What is required:
Please find all lines in the data that hold the string "this" and copy them.

Data to use:
## START
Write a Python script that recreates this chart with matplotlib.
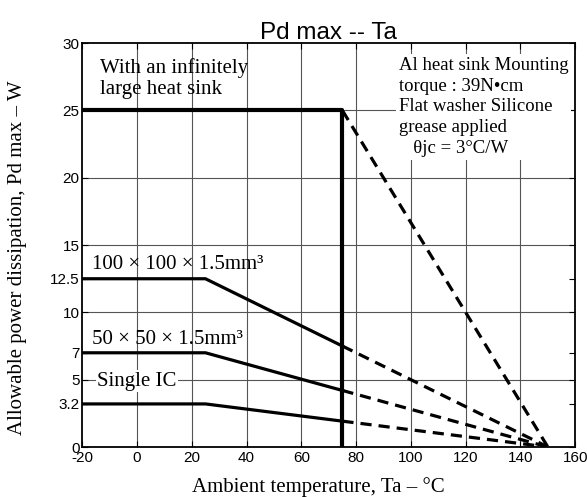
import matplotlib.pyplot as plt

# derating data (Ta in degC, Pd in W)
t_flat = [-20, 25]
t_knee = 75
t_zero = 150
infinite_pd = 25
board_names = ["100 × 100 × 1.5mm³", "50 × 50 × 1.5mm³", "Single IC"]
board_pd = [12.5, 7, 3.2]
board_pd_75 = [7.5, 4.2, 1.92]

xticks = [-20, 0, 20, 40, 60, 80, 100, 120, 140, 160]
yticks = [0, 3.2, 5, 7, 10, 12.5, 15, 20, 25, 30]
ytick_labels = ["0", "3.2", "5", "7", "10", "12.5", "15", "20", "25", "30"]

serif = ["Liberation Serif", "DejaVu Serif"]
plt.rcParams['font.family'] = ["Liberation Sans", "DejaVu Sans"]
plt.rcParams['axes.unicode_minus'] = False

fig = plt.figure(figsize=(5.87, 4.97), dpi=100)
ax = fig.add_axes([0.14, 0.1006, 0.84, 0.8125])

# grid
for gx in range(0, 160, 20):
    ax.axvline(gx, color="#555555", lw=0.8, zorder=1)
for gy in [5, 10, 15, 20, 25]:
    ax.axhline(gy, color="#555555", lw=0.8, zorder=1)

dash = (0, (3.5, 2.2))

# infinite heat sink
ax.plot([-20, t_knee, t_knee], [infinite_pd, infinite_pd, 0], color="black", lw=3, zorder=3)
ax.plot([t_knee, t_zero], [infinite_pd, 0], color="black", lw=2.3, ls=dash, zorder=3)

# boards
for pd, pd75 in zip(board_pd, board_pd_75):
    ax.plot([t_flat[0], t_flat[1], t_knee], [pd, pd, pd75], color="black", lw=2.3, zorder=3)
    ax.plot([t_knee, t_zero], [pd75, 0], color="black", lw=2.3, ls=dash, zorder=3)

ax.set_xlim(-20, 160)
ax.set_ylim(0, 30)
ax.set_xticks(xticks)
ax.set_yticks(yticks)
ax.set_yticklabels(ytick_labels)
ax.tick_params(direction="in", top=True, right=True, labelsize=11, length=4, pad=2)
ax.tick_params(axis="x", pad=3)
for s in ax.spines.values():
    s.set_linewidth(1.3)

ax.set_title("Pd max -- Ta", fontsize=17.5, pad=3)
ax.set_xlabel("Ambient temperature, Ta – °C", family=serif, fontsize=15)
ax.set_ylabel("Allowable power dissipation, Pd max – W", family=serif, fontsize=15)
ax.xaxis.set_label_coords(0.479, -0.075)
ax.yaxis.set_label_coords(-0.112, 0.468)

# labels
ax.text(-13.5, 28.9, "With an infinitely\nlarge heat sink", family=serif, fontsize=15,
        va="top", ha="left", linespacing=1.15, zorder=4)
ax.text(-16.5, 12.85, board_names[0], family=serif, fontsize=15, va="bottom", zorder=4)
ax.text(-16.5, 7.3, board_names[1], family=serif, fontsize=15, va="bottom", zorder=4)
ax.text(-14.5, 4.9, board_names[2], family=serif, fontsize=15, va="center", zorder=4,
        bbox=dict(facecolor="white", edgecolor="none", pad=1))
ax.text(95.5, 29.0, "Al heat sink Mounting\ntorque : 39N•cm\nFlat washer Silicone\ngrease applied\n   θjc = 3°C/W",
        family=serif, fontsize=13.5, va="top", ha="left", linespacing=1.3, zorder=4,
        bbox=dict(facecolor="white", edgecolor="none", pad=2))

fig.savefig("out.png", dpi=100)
## END
## START
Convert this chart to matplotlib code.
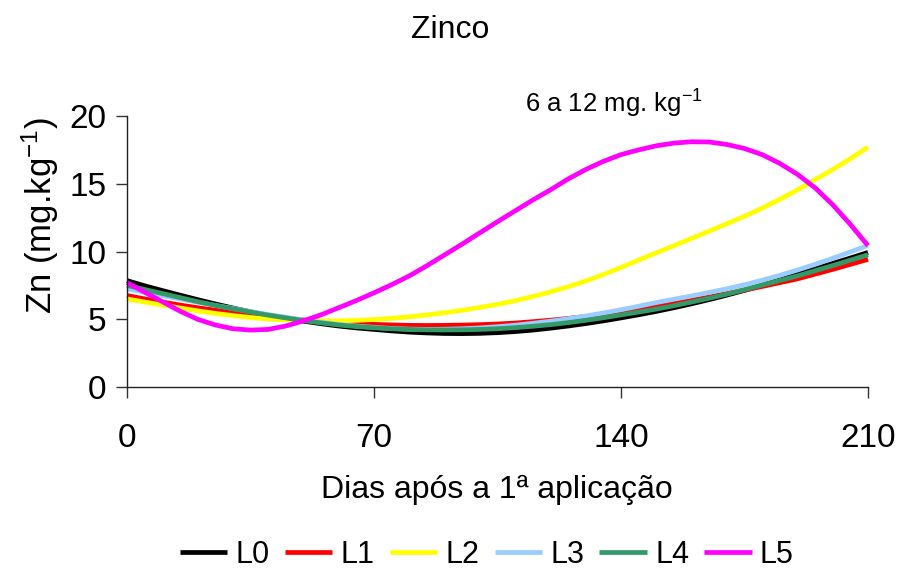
## END
Final result:
Write a Python script that recreates this chart with matplotlib.
Convert this chart to matplotlib code.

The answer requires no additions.